I know what you’re thinking. “Wait a second, Randy, Michael Phelps isn’t blind!” That’s mostly true but not entirely–he did win the 200-meter butterfly while being effectively rendered blind. Feel free to explore one version of the inspiring tale thanks to Kris Heap in “The Day Michael Phelps Went Blind.”

While I certainly hope hiking remains a well enjoyed part of my life, I’ve added a few new goals for our 2020 Vision Quest efforts. As part of the process, I’ve been increasing my training at the YMCA of Nashua to include a healthy amount of treadmill, standing cycle, and now swimming. I’ve had a little bit of experience with running and cycling (tandem), but swimming in pool lanes is entirely new to me. There’s a host of inspirational sources for me from my wife Tracy’s triathalon work to fellow blind athlete Amy Dixon’s efforts in the pool. I was surprised when a little internet research for tips and tricks of swimming blind showcased Brad Snyder winning gold medals in the paralympics merely one year after an explosion rendered the navy lieutenant totally blind.

Some of the more immediate challenges involve being able to keep to a reasonably straight line. This is important to avoid collisions with other lane swimmers and the lane dividers, and obviously for efficiency. A far more dangerous reality is awareness of the approaching wall for the turnaround which can injure a hand or head that unknowingly reaches the side before anticipated.

Some of the lesser challenges of form correction will bring about plenty of future work, but as in all things my first goal is establishing some reasonable safety. It was clear to me quickly this was going to be a slow and time-consuming process if I wanted to become effective and successful. While trying an array of techniques for letting my arm or shoulder graze the lane guide, I counted strokes in the hope of predicting the wall. Tracy worked ahead of me to verbally warn and intercede as necessary along the way. My desire to keep as much ear freedom for sound led to some woeful head technique and a tremendous amount of excessive effort. This was fantastic for conditioning work and for the humbling discoveries of a novice! I’m enthused and eager to learn and improve in this latest endeavor.  I will, however, save my problem-solving interests and discoveries for a future post.

I prefer to spend less time looking back for a couple of obvious reasons.
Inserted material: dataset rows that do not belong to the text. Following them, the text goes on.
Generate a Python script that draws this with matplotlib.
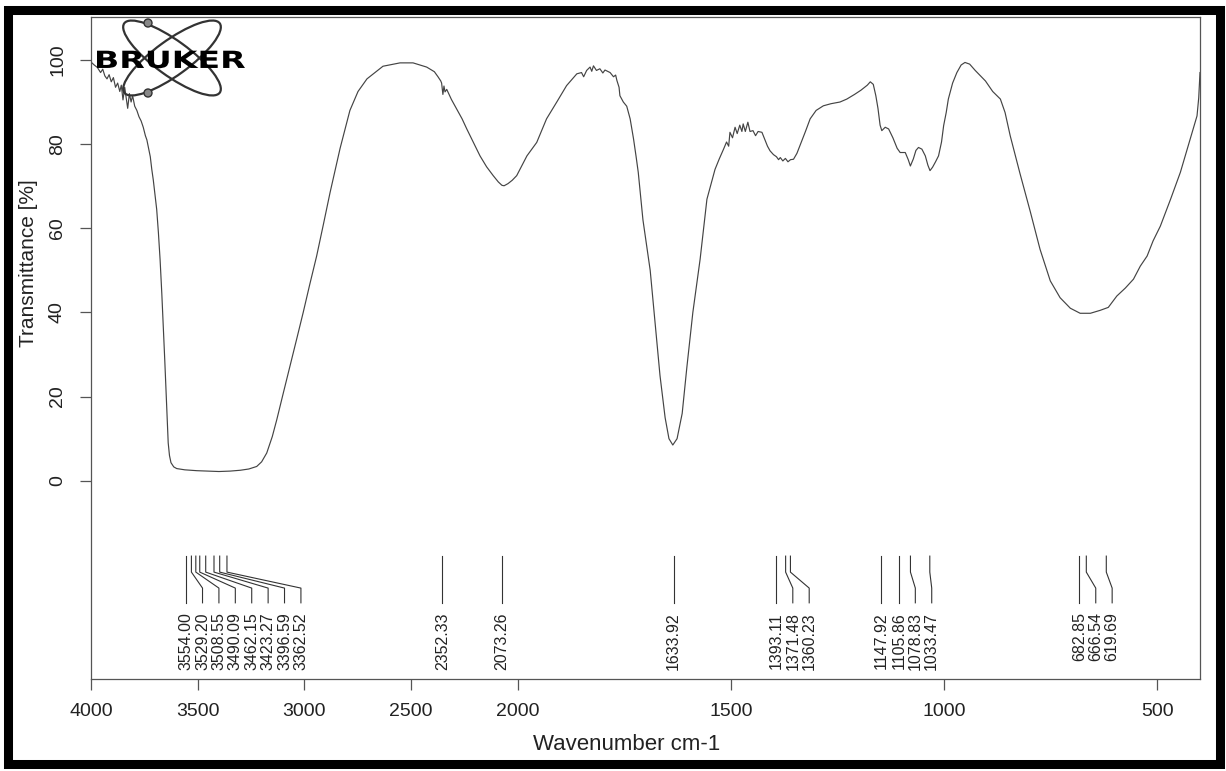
import numpy as np
import matplotlib.pyplot as plt
from matplotlib.patches import Ellipse, Circle, PathPatch, Rectangle
from matplotlib.textpath import TextPath
from matplotlib.font_manager import FontProperties
from matplotlib.transforms import Affine2D

plt.rcParams['font.family'] = ['Liberation Sans', 'DejaVu Sans']

# spectrum (cm-1, %T)
wavenumber = [4000, 3985, 3970, 3955, 3945, 3935, 3925, 3915, 3905, 3895, 3885, 3875, 3865, 3858,
              3850, 3842, 3835, 3828, 3820, 3812, 3805, 3795, 3785, 3775, 3765, 3755, 3745, 3738,
              3730, 3722, 3715, 3708, 3700, 3692, 3684, 3676, 3668, 3661, 3654, 3648, 3643, 3638,
              3632, 3625, 3612, 3598, 3560, 3504, 3450, 3400, 3348, 3300, 3260, 3223, 3200, 3176,
              3150, 3129, 3100, 3067, 3035, 3005, 2975, 2942, 2910, 2879, 2832, 2786, 2748, 2706,
              2631, 2551, 2490, 2426, 2390, 2373, 2360, 2356, 2350, 2345, 2340, 2332, 2310, 2285,
              2260, 2238, 2205, 2176, 2145, 2114, 2090, 2073, 2063, 2045, 2025, 2004, 1978, 1955,
              1932, 1908, 1885, 1861, 1850, 1845, 1838, 1830, 1826, 1822, 1815, 1807, 1800, 1795,
              1783, 1775, 1770, 1767, 1762, 1760, 1752, 1744, 1736, 1728, 1722, 1717, 1706, 1689,
              1678, 1666, 1654, 1645, 1636, 1626, 1614, 1603, 1589, 1572, 1556, 1545, 1537, 1527,
              1517, 1510, 1505, 1502, 1496, 1490, 1485, 1479, 1474, 1471, 1466, 1460, 1455, 1448,
              1442, 1436, 1427, 1420, 1414, 1408, 1400, 1393, 1388, 1384, 1378, 1372, 1366, 1360,
              1353, 1345, 1338, 1325, 1314, 1300, 1283, 1265, 1244, 1228, 1210, 1195, 1180, 1173,
              1166, 1160, 1155, 1150, 1146, 1138, 1130, 1120, 1110, 1103, 1091, 1084, 1079, 1072,
              1066, 1060, 1052, 1044, 1038, 1033, 1027, 1020, 1013, 1006, 1001, 995, 990, 980,
              970, 960, 951, 940, 927, 903, 886, 868, 857, 845, 822, 798, 775, 751,
              728, 704, 681, 657, 634, 615, 595, 575, 556, 540, 524, 510, 493, 469,
              446, 423, 407, 403, 400]
transmittance = [99.5, 98.8, 98.2, 97.0, 97.8, 96.2, 95.5, 96.5, 94.8, 95.8, 93.5, 94.5, 92.5, 94.0,
                 90.5, 93.5, 91.0, 88.5, 92.0, 90.0, 91.5, 89.0, 88.0, 86.5, 85.5, 84.0, 82.0, 81.0,
                 79.0, 77.0, 74.0, 71.5, 68.0, 64.5, 59.0, 52.5, 44.5, 36.5, 28.5, 21.0, 14.5, 9.0,
                 6.0, 4.3, 3.3, 2.9, 2.6, 2.4, 2.3, 2.2, 2.3, 2.5, 2.8, 3.4, 4.5, 6.6,
                 10.5, 14.5, 20.5, 27.2, 33.8, 40.0, 46.5, 53.4, 61.0, 68.5, 79.0, 88.0, 92.5, 95.5,
                 98.5, 99.3, 99.3, 98.3, 97.2, 96.0, 95.0, 94.5, 91.8, 93.8, 92.4, 93.0, 90.6, 88.3,
                 86.0, 83.6, 80.2, 77.2, 74.6, 72.5, 71.0, 70.2, 70.1, 70.6, 71.4, 72.5, 77.2, 80.4,
                 86.0, 90.0, 93.9, 96.7, 97.0, 96.0, 97.5, 98.3, 97.3, 98.6, 97.5, 97.9, 96.9, 97.6,
                 97.0, 96.0, 96.4, 95.1, 93.5, 91.5, 90.0, 89.0, 86.0, 81.2, 77.0, 73.3, 62.0, 50.0,
                 38.0, 25.0, 15.0, 10.0, 8.5, 10.0, 16.0, 27.0, 40.0, 52.6, 66.9, 71.0, 74.0, 76.5,
                 78.8, 80.5, 79.5, 82.8, 81.5, 84.0, 82.5, 84.5, 83.0, 84.8, 83.0, 85.2, 83.0, 83.2,
                 82.0, 83.0, 82.8, 81.0, 79.5, 78.4, 77.5, 77.0, 76.3, 76.8, 76.0, 76.6, 75.8, 76.3,
                 76.4, 77.8, 79.6, 83.0, 86.0, 88.0, 89.1, 89.6, 90.0, 90.7, 91.8, 92.8, 94.0, 94.8,
                 94.2, 91.5, 88.5, 84.5, 83.2, 84.0, 83.6, 81.5, 79.0, 78.0, 78.0, 76.3, 74.8, 76.5,
                 78.5, 79.2, 78.8, 77.2, 75.0, 73.7, 74.5, 75.8, 77.2, 80.5, 84.4, 87.5, 90.7, 94.5,
                 97.0, 98.8, 99.4, 99.0, 97.5, 95.0, 92.5, 90.7, 87.5, 82.0, 73.0, 64.0, 55.0, 47.5,
                 43.5, 41.0, 39.8, 39.8, 40.5, 41.2, 43.9, 45.8, 47.9, 51.0, 53.4, 57.0, 60.5, 66.9,
                 73.3, 81.2, 86.7, 91.0, 97.0]

peak_labels = ['3554.00', '3529.20', '3508.55', '3490.09', '3462.15', '3423.27', '3396.59',
               '3362.52', '2352.33', '2073.26', '1633.92', '1393.11', '1371.48', '1360.23',
               '1147.92', '1105.86', '1078.83', '1033.47', '682.85', '666.54', '619.69']

x_ticks = [4000, 3500, 3000, 2500, 2000, 1500, 1000, 500]
y_ticks = [0, 20, 40, 60, 80, 100]


# OPUS style axis: 4000-2000 drawn at half scale
def fwd(w):
    w = np.asarray(w, dtype=float)
    return np.where(w > 2000, 2000 + (w - 2000) / 2, w)


def inv(u):
    u = np.asarray(u, dtype=float)
    return np.where(u > 2000, 2000 + (u - 2000) * 2, u)


W, H = 1226, 771
fig = plt.figure(figsize=(W / 100, H / 100), dpi=100)
ax = fig.add_axes([91 / W, 1 - 679 / H, 1109 / W, 662 / H])
ax.set_xscale('function', functions=(fwd, inv))
ax.plot(wavenumber, transmittance, color='#444444', lw=0.85)
ax.set_xlim(4000, 400)
ax.set_ylim(-47.1, 110.2)
ax.set_xticks(x_ticks)
ax.set_xticklabels([str(t) for t in x_ticks])
ax.set_yticks(y_ticks)
ax.minorticks_off()

for s in ax.spines.values():
    s.set_color('#555555')
    s.set_linewidth(0.9)
ax.tick_params(direction='out', length=8, width=0.9, color='#555555',
               labelsize=14, labelcolor='#222222')
ax.tick_params(axis='x', pad=9.5)
ax.tick_params(axis='y', labelrotation=90, pad=10)
for lab in ax.get_yticklabels():
    lab.set_va('center')

ax.set_xlabel('Wavenumber cm-1', fontsize=16, color='#222222')
ax.xaxis.label.set_va('center')
ax.xaxis.set_label_coords((627 - 91) / 1109, (679 - 745) / 662)
ax.set_ylabel('Transmittance [%]', fontsize=15, color='#222222')
ax.yaxis.label.set_va('center')
ax.yaxis.set_label_coords((29 - 91) / 1109, (679 - 263) / 662)

# peak picks: labels pushed apart when too close
peaks = np.array([float(s) for s in peak_labels])
lab_u = fwd(peaks)
gap = 38.45
for i in range(1, len(lab_u)):
    lab_u[i] = min(lab_u[i], lab_u[i - 1] - gap)
lab_w = inv(lab_u)
for p, lw_, txt in zip(peaks, lab_w, peak_labels):
    ax.plot([p, p, lw_, lw_], [-17.9, -21.7, -25.5, -29.0], color='#333333', lw=0.8)
    ax.text(lw_, -31.2, txt, rotation=90, ha='center', va='top', fontsize=11.5, color='#222222')

# overlay in pixel units for the page frame and the logo
ov = fig.add_axes([0, 0, 1, 1], zorder=5)
ov.set_xlim(0, W)
ov.set_ylim(H, 0)
ov.axis('off')
ov.patch.set_alpha(0)
ov.add_patch(Rectangle((7.5, 10), 1212.5, 754, fill=False, ec='black', lw=6.5))

for ang in (36, -36):
    ov.add_patch(Ellipse((172, 58), 118, 35, angle=ang, fill=False, ec='#333333', lw=1.6))
for cy in (23, 93):
    ov.add_patch(Circle((148, cy), 4, fc='#888888', ec='#333333', lw=1))

tp = TextPath((0, 0), 'BRUKER', size=20, prop=FontProperties(family='DejaVu Sans', weight='bold'))
bb = tp.get_extents()
tr = Affine2D().translate(-bb.x0, -bb.y0).scale(148 / bb.width, -17.6 / bb.height).translate(97, 68.3)
ov.add_patch(PathPatch(tp, transform=tr + ov.transData, fc='black', ec='none'))

fig.savefig('out.png', dpi=100)
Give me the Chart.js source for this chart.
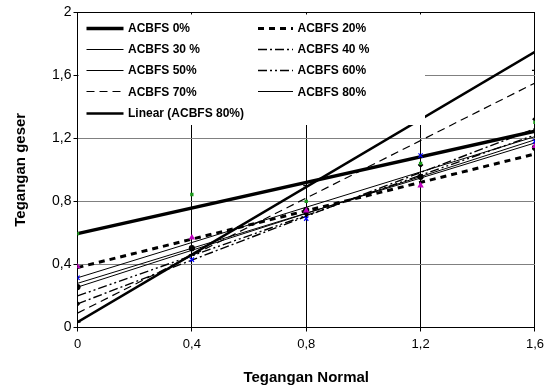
<!DOCTYPE html>
<html><head><meta charset="utf-8">
<script src="https://cdn.jsdelivr.net/npm/chart.js@4/dist/chart.umd.min.js"></script>
<style>html,body{margin:0;padding:0;background:#fff;}#wrap{width:549px;height:390px;}</style>
</head><body><div id="wrap"><canvas id="c" width="549" height="390"></canvas></div>
<script>
// ---- data ----
const xTicks = [0, 0.4, 0.8, 1.2, 1.6];
const yTicks = [0, 0.4, 0.8, 1.2, 1.6, 2];
const seriesNames = ['ACBFS 0%', 'ACBFS 20%', 'ACBFS 30 %', 'ACBFS 40 %', 'ACBFS 50%', 'ACBFS 60%', 'ACBFS 70%', 'ACBFS 80%', 'Linear (ACBFS 80%)'];
const trendX = [0, 1.6];
const line0 = [0.595, 1.244];
const line20 = [0.38, 1.10];
const line30 = [0.315, 1.21];
const line40 = [0.15, 1.26];
const line50 = [0.256, 1.19];
const line60 = [0.20, 1.22];
const line70 = [0.091, 1.55];
const line80 = [0.28, 1.17];
const lineLin80 = [0.034, 1.747];
const pts0 = [0.595, 0.843, 0.80, 1.04, 1.30];
const pts20 = [0.387, 0.57, 0.74, 0.90, 1.15];
const pts30 = [0.315, 0.43, 0.69, 1.09, 1.18];
const pts50 = [0.256, 0.503, 0.744, 0.955, 1.14];
const pts60 = [0.15, 0.50, 0.72, 1.03, 1.32];
const pts80 = [0.034, 0.46, 0.90, 1.40, 1.63];

// ---- styles ----
const lineSets = [line0, line20, line30, line40, line50, line60, line70, line80, lineLin80];
const lineStyles = [
  {w: 3.5, dash: []},
  {w: 3, dash: [6, 5]},
  {w: 1, dash: []},
  {w: 1.4, dash: [9, 3, 2, 3]},
  {w: 1, dash: []},
  {w: 1.4, dash: [9, 3, 2, 3, 2, 3]},
  {w: 1.2, dash: [8, 5]},
  {w: 1, dash: []},
  {w: 2.5, dash: []}
];
const ptSets = [pts0, pts20, pts30, pts50, pts60, pts80];
const ptStyles = [
  {c: '#1a9a1a', s: 'rect', r: 1.5},
  {c: '#c000c0', s: 'triangle', r: 2.5},
  {c: '#0000ff', s: 'crossRot', r: 3},
  {c: '#000000', s: 'circle', r: 2.5},
  {c: '#000000', s: 'rectRot', r: 2},
  {c: '#000000', s: 'line', r: 3}
];

const datasets = [];
ptSets.forEach((arr, k) => {
  datasets.push({
    type: 'scatter', label: 'pts' + k,
    data: xTicks.map((x, i) => ({x: x, y: arr[i]})),
    showLine: false, pointStyle: ptStyles[k].s, pointRadius: ptStyles[k].r,
    borderColor: ptStyles[k].c, backgroundColor: ptStyles[k].c, borderWidth: 1.2
  });
});
lineSets.forEach((arr, k) => {
  datasets.push({
    type: 'line', label: seriesNames[k],
    data: trendX.map((x, i) => ({x: x, y: arr[i]})),
    borderColor: '#000', borderWidth: lineStyles[k].w, borderDash: lineStyles[k].dash,
    pointRadius: 0, fill: false, tension: 0, borderCapStyle: 'butt'
  });
});

const fmt = v => (Math.round(v * 10) / 10).toString().replace('.', ',');

const legendPlugin = {
  id: 'boxLegend',
  afterDatasetsDraw(chart) {
    const ctx = chart.ctx;
    ctx.save();
    ctx.fillStyle = '#fff';
    ctx.fillRect(79, 14.5, 346, 110.5);
    ctx.font = 'bold 12px "Liberation Sans", Arial, sans-serif';
    ctx.textBaseline = 'middle';
    ctx.fillStyle = '#000';
    seriesNames.forEach((name, i) => {
      const col = i % 2, row = Math.floor(i / 2);
      const y = 27.5 + row * 21.3;
      const x1 = col === 0 ? 86.5 : 258;
      const x2 = col === 0 ? 123.5 : 293;
      const tx = col === 0 ? 128 : 297.5;
      const st = lineStyles[i];
      ctx.beginPath();
      ctx.lineWidth = st.w;
      ctx.setLineDash(st.dash);
      ctx.strokeStyle = '#000';
      ctx.lineCap = 'butt';
      ctx.moveTo(x1, Math.round(y) + 0.5);
      ctx.lineTo(x2, Math.round(y) + 0.5);
      ctx.stroke();
      ctx.setLineDash([]);
      ctx.fillText(name, tx, y + 1);
    });
    ctx.restore();
  }
};

new Chart(document.getElementById('c'), {
  data: {datasets: datasets},
  options: {
    responsive: false, animation: false, devicePixelRatio: 1,
    layout: {padding: {left: 0, right: 13, top: 12, bottom: 0}},
    plugins: {legend: {display: false}, tooltip: {enabled: false}},
    scales: {
      x: {
        type: 'linear', min: 0, max: 1.6,
        afterBuildTicks: s => { s.ticks = xTicks.map(v => ({value: v})); },
        afterFit: s => { s.height = 62.5; },
        ticks: {callback: v => fmt(v), color: '#000', padding: 5, maxRotation: 0,
                font: {family: '"Liberation Sans", Arial, sans-serif', size: 13}},
        grid: {color: '#000', lineWidth: 1, tickLength: 4, tickColor: '#000'},
        border: {color: '#000', width: 1},
        title: {display: true, text: 'Tegangan Normal', color: '#000',
                font: {family: '"Liberation Sans", Arial, sans-serif', size: 15, weight: 'bold'},
                padding: {top: 0, bottom: 3}}
      },
      y: {
        type: 'linear', min: 0, max: 2,
        afterBuildTicks: s => { s.ticks = yTicks.map(v => ({value: v})); },
        afterFit: s => { s.width = 77.5; },
        ticks: {callback: v => fmt(v), color: '#000', padding: 2,
                font: {family: '"Liberation Sans", Arial, sans-serif', size: 14}},
        grid: {color: c => (c.tick && (c.tick.value === 0 || c.tick.value === 2)) ? '#000' : '#808080',
               lineWidth: 1, tickLength: 4, tickColor: '#000'},
        border: {color: '#000', width: 1},
        title: {display: true, text: 'Tegangan geser', color: '#000',
                font: {family: '"Liberation Sans", Arial, sans-serif', size: 15, weight: 'bold'},
                padding: {top: 12, bottom: 0}}
      }
    }
  },
  plugins: [legendPlugin]
});
</script></body></html>
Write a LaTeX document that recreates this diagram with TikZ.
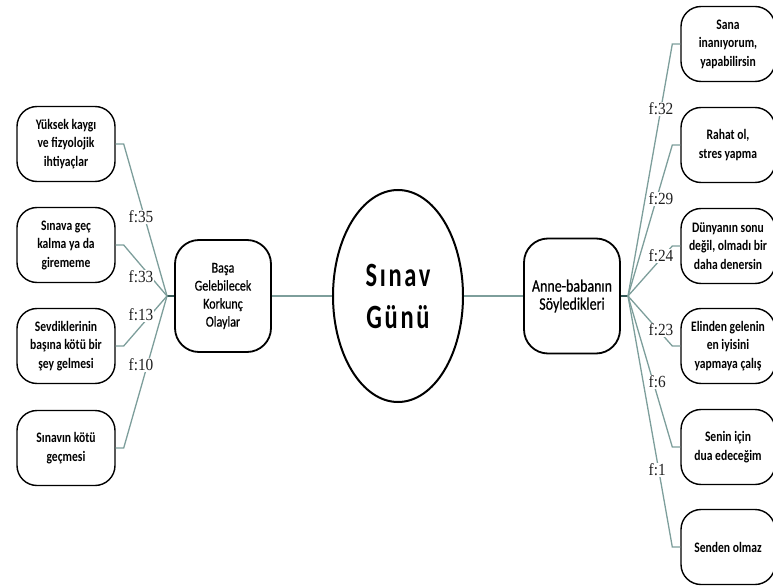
\documentclass[tikz,border=0pt]{standalone}
\usepackage{fontspec}
\setmainfont{Carlito}
\newfontfamily\leaffont[FakeStretch=0.8]{Carlito}
\newfontfamily\hubfont[FakeStretch=0.8,FakeBold=0.6]{Carlito}
\newfontfamily\corefont[FakeStretch=0.72,LetterSpace=8]{Carlito}
\newfontfamily\numfont[FakeStretch=0.9]{Liberation Serif}
\usepackage{tikz}
\usetikzlibrary{shapes.geometric}
\usepackage{xcolor}
\definecolor{linkcol}{RGB}{125, 158, 155}
\definecolor{stemcol}{RGB}{55, 90, 88}
\definecolor{numcol}{RGB}{30, 30, 30}

\begin{document}
\begin{tikzpicture}[x=1pt, y=-1pt,
  leaf/.style={draw, line width=1.4pt, rounded corners=20pt, fill=white,
    minimum width=98pt, minimum height=75pt, inner sep=0pt, align=center,
    font=\leaffont\bfseries\fontsize{14.5}{18.5}\selectfont},
  hubbox/.style={draw, line width=1.8pt, rounded corners=24pt, fill=white,
    minimum width=96pt, minimum height=112pt, inner sep=0pt, align=center},
  link/.style={draw=linkcol, line width=1.3pt},
  stem/.style={draw=stemcol, line width=1.8pt},
  flabel/.style={fill=white, inner sep=0.5pt, anchor=west, text=numcol,
    font=\numfont\fontsize{17}{18}\selectfont}]
  \useasboundingbox (0,0) rectangle (773,588);
  % Centre
  \node[ellipse, draw, line width=2pt, minimum width=130pt, minimum height=212pt,
    inner sep=0pt, align=center, font=\corefont\bfseries\fontsize{34}{42}\selectfont]
    (exam) at (398,296) {Sınav\\Günü};
  \node[hubbox, font=\hubfont\fontsize{15}{18}\selectfont]
    (danger) at (223,296) {Başa\\Gelebilecek\\Korkunç\\Olaylar};
  \node[hubbox, minimum height=115pt, font=\hubfont\fontsize{17.5}{18}\selectfont]
    (parents) at (572,296) {Anne-babanın\\Söyledikleri};
  \coordinate (lhub) at (167,296);
  \coordinate (rhub) at (628,296);
  \draw[link, line width=1.6pt] (danger) -- (exam);
  \draw[link, line width=1.6pt] (exam) -- (parents);
  \draw[stem] (lhub) -- (danger);
  \draw[stem] (parents) -- (rhub);
  % Left branch
  \foreach \y/\i/\txt in {144/1/{Yüksek kaygı\\ve fizyolojik\\ihtiyaçlar},
      245/2/{Sınava geç\\kalma ya da\\girememe},
      346/3/{Sevdiklerinin\\başına kötü bir\\şey gelmesi},
      448/4/{Sınavın kötü\\geçmesi}}
  {
    \node[leaf] (L\i) at (66,\y) {\txt};
    \draw[link] (L\i.east) -- ++(8,0) -- (lhub);
  }
  \foreach \y/\i/\f in {217/1/35, 277/2/33, 315/3/13, 365/4/10}
    \node[flabel] (fL\i) at (128,\y) {f:\f};
  % Right branch
  \foreach \y/\i/\txt in {44/1/{Sana\\inanıyorum,\\yapabilirsin},
      145/2/{Rahat ol,\\stres yapma},
      246/3/{Dünyanın sonu\\değil, olmadı bir\\daha denersin},
      346/4/{Elinden gelenin\\en iyisini\\yapmaya çalış},
      447/5/{Senin için\\dua edeceğim},
      547/6/{Senden olmaz}}
  {
    \node[leaf, minimum width=94pt] (R\i) at (728,\y) {\txt};
    \draw[link] (R\i.west) -- ++(-8,0) -- (rhub);
  }
  \foreach \y/\i/\f in {109/1/32, 199/2/29, 256/3/24, 330/4/23, 382/5/6, 470/6/1}
    \node[flabel] (fR\i) at (648,\y) {f:\f};
\end{tikzpicture}
\end{document}
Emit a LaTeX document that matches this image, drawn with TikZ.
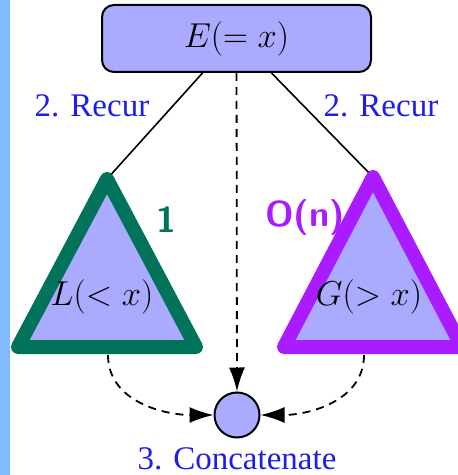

In looking ahead to the promise of potential, I certainly will take a great deal of encouragement from the Michael Phelps story. When perhaps the greatest swimmer of our time was in an Olympic race and suddenly found his goggles filling with water and blinding him, he didn’t miss a stroke. Instead, he used a variety of skills he’d cultivated by deliberately including blind swimming into his training repertoire. The result was not only a gold medal but a new world record. It’s yet another demonstration of our tagline: “Achieve a Vision Beyond Your Sight!”